The row about ‘fake news’ and the ‘crooked media’ appears to be ongoing. And every time the BBC and other mainstream media mention it they present themselves solely as the victims of such phenomena. So let us turn to just one edition of the BBC’s Newsnight.
On Wednesday of this week the programme was presented by James O’Brien. Now in the first place Mr O’Brien is a strange choice to present this programme. Not just because his awkward, cut-out, Lego man gait makes it obvious why he has made his career in radio, but because he is the sort of hyper-partisan figure who, if they came from the opposite political side, would never be hired by the BBC.
But back to Wednesday’s Newsnight. Just after a ‘Viewsnight’ slot given to Tariq Ramadan – dauphin of the Muslim Brotherhood – it was back to the studio for a discussion about President Trump with two guests down the line from Washington.
Here is how O’Brien introduced them: ‘Anne Gearan from the Washington Post and Asra Nomani who has written for outlets such as Breitbart and The Hill.’ To say that the way in which O’Brien introduced the latter was acidic is to understate matters. Even on the Cathy Newman scale of ‘ostentatiously introducing someone as though they are a bad smell’ O’Brien excelled. ‘Here’ – he was clearly saying – ‘is a really reputable woman. And here, by comparison is a lowly, nuts-oid blogger lady who we can all interrupt and laugh at.’
Unfortunately for O’Brien the technology failed and we lost Anne Gearan. Then, even more unfortunately for O’Brien, Nomani used her opening moments to politely correct the BBC’s introduction of her. An introduction that had indeed been fake and crooked. For as Nomani informed O’Brien, she is not just some broad who has ‘written for outlets such as Breitbart [lemony face] and The Hill [expectorate]’. On the contrary, as she had to waste her opening moments explaining, not only has she never ‘written for Breitbart’, the more pertinent fact about her life is that she spent fifteen years at the Wall Street Journal.
So why did Newsnight’s James O’Brien – in a discussion about ‘fake news’ – spread false information about Nomani before he had even begun his first question? Why did it not concern him that any fair-minded viewer might easily come away with the impression that O’Brien knew nothing about his guest and that he or someone else from the Newsnight team had simply spent the period before transmission lazily searching Google for the most hostile intro they could put together? Might precisely this type of media ‘bias’ be one of the things that fuels the perception that the mainstream media are intent on bringing down everyone and everything associated not just with Trump but with any of the arguments he makes?

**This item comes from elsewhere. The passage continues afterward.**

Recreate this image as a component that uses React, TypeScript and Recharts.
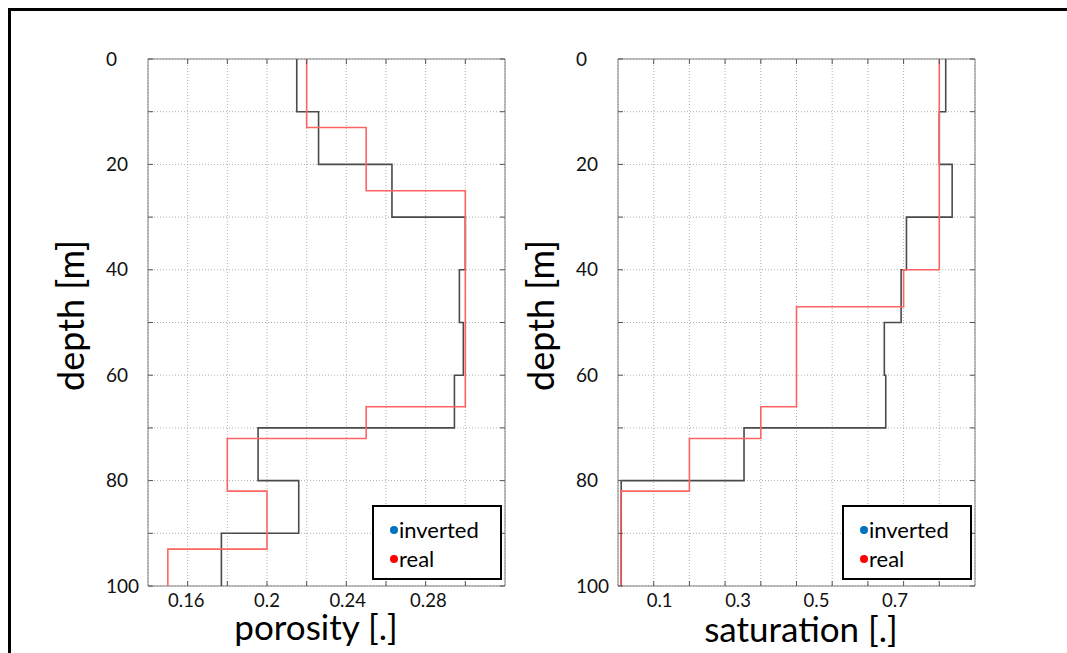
import { CartesianGrid, Scatter, ScatterChart, XAxis, YAxis } from "recharts";

// depth axis
const depthTicks = [0, 10, 20, 30, 40, 50, 60, 70, 80, 90, 100];
const depthLabels = [0, 20, 40, 60, 80, 100];

// porosity panel
const porosityGrid = [0.16, 0.18, 0.2, 0.22, 0.24, 0.26, 0.28, 0.3];
const porosityLabels = [0.16, 0.2, 0.24, 0.28];
const porosityInvertedTops = [0, 10, 20, 30, 40, 50, 60, 70, 80, 90, 100];
const porosityInverted = [0.215, 0.226, 0.263, 0.3, 0.297, 0.299, 0.2945, 0.1955, 0.216, 0.177];
const porosityRealTops = [0, 13, 25, 66, 72, 82, 93, 100];
const porosityReal = [0.22, 0.25, 0.3, 0.25, 0.18, 0.2, 0.15];

// saturation panel
const saturationGrid = [0.1, 0.2, 0.3, 0.4, 0.5, 0.6, 0.7, 0.8, 0.9];
const saturationLabels = [0.1, 0.3, 0.5, 0.7];
const saturationInvertedTops = [0, 10, 20, 30, 40, 50, 60, 70, 80, 90, 100];
const saturationInverted = [0.918, 0.9, 0.936, 0.808, 0.793, 0.746, 0.75, 0.353, 0.009, 0.009];
const saturationRealTops = [0, 40, 47, 66, 72, 82, 100];
const saturationReal = [0.9, 0.8, 0.5, 0.4, 0.2, 0.008];

type Point = { depth: number; value: number };

function toSteps(tops: number[], values: number[]): Point[] {
  return values.flatMap((value, i) => [
    { depth: tops[i], value },
    { depth: tops[i + 1], value },
  ]);
}

const font = "Lato, 'Open Sans', sans-serif";
const frameLine = { stroke: "#808080", strokeWidth: 1 };
const tickColor = "#555";

function BottomTick({ x, y }: any) {
  return <line x1={x} x2={x} y1={y} y2={y - 5} stroke={tickColor} />;
}

function TopTick({ x, y }: any) {
  return <line x1={x} x2={x} y1={y} y2={y + 5} stroke={tickColor} />;
}

function LabelTick({ x, y, payload }: any) {
  return (
    <text x={x} y={y + 14} dy="0.35em" textAnchor="middle" fontFamily={font} fontSize={18.5} fill="#111">
      {payload.value}
    </text>
  );
}

function LeftTick({ x, y, payload }: any) {
  return (
    <g>
      <line x1={x} x2={x + 5} y1={y} y2={y} stroke={tickColor} />
      {depthLabels.includes(payload.value) && (
        <text x={x - 42} y={y} dy="0.35em" textAnchor="start" fontFamily={font} fontSize={19} fill="#111">
          {payload.value}
        </text>
      )}
    </g>
  );
}

function RightTick({ x, y }: any) {
  return <line x1={x} x2={x - 5} y1={y} y2={y} stroke={tickColor} />;
}

const noDot = () => <g />;

type PanelProps = {
  left: number;
  xDomain: [number, number];
  labelDomain: [number, number];
  grid: number[];
  labels: number[];
  inverted: Point[];
  real: Point[];
  title: string;
  titleX: number;
  titleY: number;
};

function Legend() {
  const row = (color: string, text: string, top: number) => (
    <div style={{ position: "absolute", left: 16, top, height: 29, lineHeight: "29px", display: "flex", alignItems: "center" }}>
      <span style={{ width: 8, height: 8, borderRadius: 4, background: color, marginRight: 1 }} />
      <span style={{ fontFamily: font, fontSize: 22, color: "#000" }}>{text}</span>
    </div>
  );
  return (
    <div
      style={{
        position: "absolute",
        left: 372,
        top: 505,
        width: 126,
        height: 71,
        border: "2px solid #000",
        background: "#fff",
      }}
    >
      {row("#0070c0", "inverted", 8)}
      {row("#ff0000", "real", 37)}
    </div>
  );
}

function Panel({ left, xDomain, labelDomain, grid, labels, inverted, real, title, titleX, titleY }: PanelProps) {
  return (
    <div style={{ position: "absolute", left, top: 0, width: 540, height: 653 }}>
      <ScatterChart width={540} height={653} margin={{ top: 58, right: 34, bottom: 65, left: 147 }}>
        <CartesianGrid xAxisId="grid" yAxisId="depth" stroke="#b0b0b0" strokeDasharray="1 2" />
        <XAxis
          xAxisId="grid"
          type="number"
          dataKey="value"
          domain={xDomain}
          ticks={grid}
          allowDataOverflow
          interval={0}
          height={1}
          tickSize={0}
          tickMargin={0}
          tickLine={false}
          axisLine={frameLine}
          tick={(p: any) => <BottomTick {...p} />}
        />
        <XAxis
          xAxisId="label"
          type="number"
          dataKey="value"
          domain={labelDomain}
          ticks={labels}
          allowDataOverflow
          interval={0}
          height={1}
          tickSize={0}
          tickMargin={0}
          tickLine={false}
          axisLine={false}
          tick={(p: any) => <LabelTick {...p} />}
        />
        <XAxis
          xAxisId="top"
          orientation="top"
          type="number"
          dataKey="value"
          domain={xDomain}
          ticks={grid}
          allowDataOverflow
          interval={0}
          height={1}
          tickSize={0}
          tickMargin={0}
          tickLine={false}
          axisLine={frameLine}
          tick={(p: any) => <TopTick {...p} />}
        />
        <YAxis
          yAxisId="depth"
          type="number"
          dataKey="depth"
          domain={[0, 100]}
          reversed
          ticks={depthTicks}
          allowDataOverflow
          interval={0}
          width={1}
          tickSize={0}
          tickMargin={0}
          tickLine={false}
          axisLine={frameLine}
          tick={(p: any) => <LeftTick {...p} />}
        />
        <YAxis
          yAxisId="right"
          orientation="right"
          type="number"
          dataKey="depth"
          domain={[0, 100]}
          reversed
          ticks={depthTicks}
          allowDataOverflow
          interval={0}
          width={1}
          tickSize={0}
          tickMargin={0}
          tickLine={false}
          axisLine={frameLine}
          tick={(p: any) => <RightTick {...p} />}
        />
        <Scatter
          xAxisId="grid"
          yAxisId="depth"
          data={inverted}
          line={{ stroke: "#4a4a4a", strokeWidth: 1.6 }}
          shape={noDot}
          isAnimationActive={false}
        />
        <Scatter
          xAxisId="grid"
          yAxisId="depth"
          data={real}
          line={{ stroke: "#ff6464", strokeWidth: 1.6 }}
          shape={noDot}
          isAnimationActive={false}
        />
      </ScatterChart>
      <svg width={540} height={653} style={{ position: "absolute", left: 0, top: 0, pointerEvents: "none" }}>
        <text
          transform="translate(84 315.5) rotate(-90)"
          textAnchor="middle"
          fontFamily={font}
          fontSize={36}
          fill="#000"
        >
          depth [m]
        </text>
        <text x={titleX} y={titleY} textAnchor="middle" fontFamily={font} fontSize={35} fill="#000">
          {title}
        </text>
      </svg>
      <Legend />
    </div>
  );
}

export default function App() {
  return (
    <div style={{ position: "absolute", left: 0, top: 0, width: 1067, height: 653, background: "#fff", overflow: "hidden" }}>
      <div
        style={{
          position: "absolute",
          left: 8,
          top: 8,
          width: 1059,
          height: 645,
          borderTop: "3px solid #000",
          borderLeft: "3px solid #000",
        }}
      />
      <Panel
        left={0}
        xDomain={[0.14, 0.32]}
        labelDomain={[0.141, 0.318]}
        grid={porosityGrid}
        labels={porosityLabels}
        inverted={toSteps(porosityInvertedTops, porosityInverted)}
        real={toSteps(porosityRealTops, porosityReal)}
        title="porosity [.]"
        titleX={316}
        titleY={640}
      />
      <Panel
        left={470}
        xDomain={[0, 1]}
        labelDomain={[-0.006, 0.904]}
        grid={saturationGrid}
        labels={saturationLabels}
        inverted={toSteps(saturationInvertedTops, saturationInverted)}
        real={toSteps(saturationRealTops, saturationReal)}
        title="saturation [.]"
        titleX={331}
        titleY={642}
      />
    </div>
  );
}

For her part, Nomani went on to calmly explain her concerns about ‘The vilification of both the Trump administration and anybody who might say that there’s any rational discourse to be had about the administration and its policies. That’s what really concerns me as a journalist.’
As it happens, I am fairly sure that the reason why Nomani came across the BBC and James O’Brien’s radar would have been for a piece she wrote in the Washington Post after the election titled ‘I’m a Muslim, a woman and an immigrant. I voted for Trump.’ The piece got a justifiable amount of attention and a disgusting amount of vitriol. But there is something I would like to add about her.
Nearly two years ago Nomani and I shared a platform in Brooklyn in a debate against a number of Islamists including the vile (apparently now leading feminist icon) Linda Sarsour. I already admired Nomani and her work, but nothing prepared me for the woman herself. I trust readers know I’m not given to overpraise. But as I related in a column at the time, Nomani and I appeared that evening under somewhat strained circumstances. Our event took place just days after two jihadists had attacked an event in Garland, Texas, and as a result the third member of our team – Ayaan Hirsi Ali – had been advised that it wasn’t safe to join us. With considerably heightened amounts of security Nomani and I appeared as normal. But one detail sang out.
In the days before the event Nomani had received a highly specific threat to her life. And the person who had promised to punish her for her alleged ‘heresy’ turned out to have RSVP-ed as an attendee at our event. Despite being warned off, Nomani insisted that she would still be there. Near the start of the event, in the face of mocking opponents and a deeply hostile crowd (and with her young son in the audience) Nomani called out this would-be assassin. She insisted that she would continue to say what she did, whatever they tried to do to her. She did all this calmly, and without any ostentation. It was one of the bravest things I have ever seen.
As I say – James O’Brien doesn’t know any of this, or doesn’t care about any of this. He saw a woman he felt he could belittle and diminish as though she were calling in to one of his daytime phone-in shows. O’Brien and Newsnight don’t need to ask why people are losing trust in mainstream media. Programmes like theirs on Wednesday night – and their treatment of one guest in particular – are the reason.